Our unstylish, lumpy orange POTUS attacked her as lacking that “presidential look” during the campaign, but he can’t really get away with calling her a pig, dog, or slob when she shows up in a cream-colored wool Oscar de la Renta suit with big chunky gold jewelry like she did at an event last month.
As a guest on Graham Norton’s show last week, Clinton was more relaxed and funny than I had ever seen her. She also had a new hairstyle with bangs, something that wouldn’t have happened during the election unless a major P.R. procedure had been in place. Now, a year later, with a lost election, and some hiking in the woods, Clinton seems to have found a new, bolder, stronger approach to her style and her attitude.
With Graham Norton, SO TV, via YouTube
Hillary Rodham Clinton: Secretary of State, Senator, FLOTUS, lawyer and law professor, activist, volunteer, author, mother, grandmother, Fashion Icon. She now dedicates herself to her Onward Together organization, encouraging people to organize, get involved, and run for office. Onward Together advances progressive values and works to build a brighter future.
Clinton:
“Citizen engagement at every level is central to a strong and vibrant democracy. In recent months, we’ve seen what’s possible when people come together to resist bullying, hate, falsehoods, and divisiveness, and stand up for a fairer, more inclusive America.”

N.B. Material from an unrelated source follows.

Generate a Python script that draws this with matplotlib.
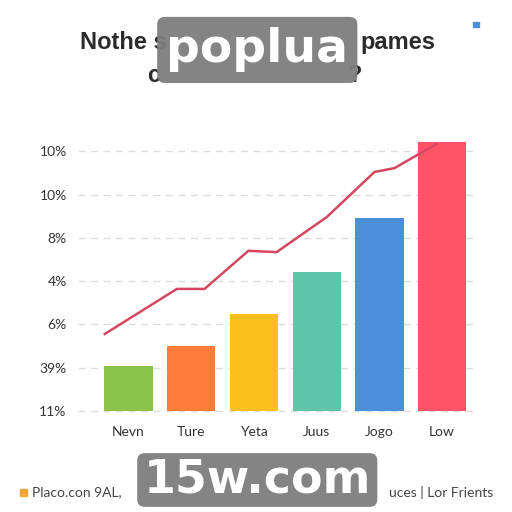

“From the Women’s March to airports where communities are welcoming immigrants and refugees to town hall meetings in every community, Americans are speaking up and speaking out like never before.”
“The challenges we face as a country are real. But there’s no telling what we can achieve if we approach the fights ahead with the passion and determination we feel today, and bring that energy into 2017, 2018, 2020, and beyond.”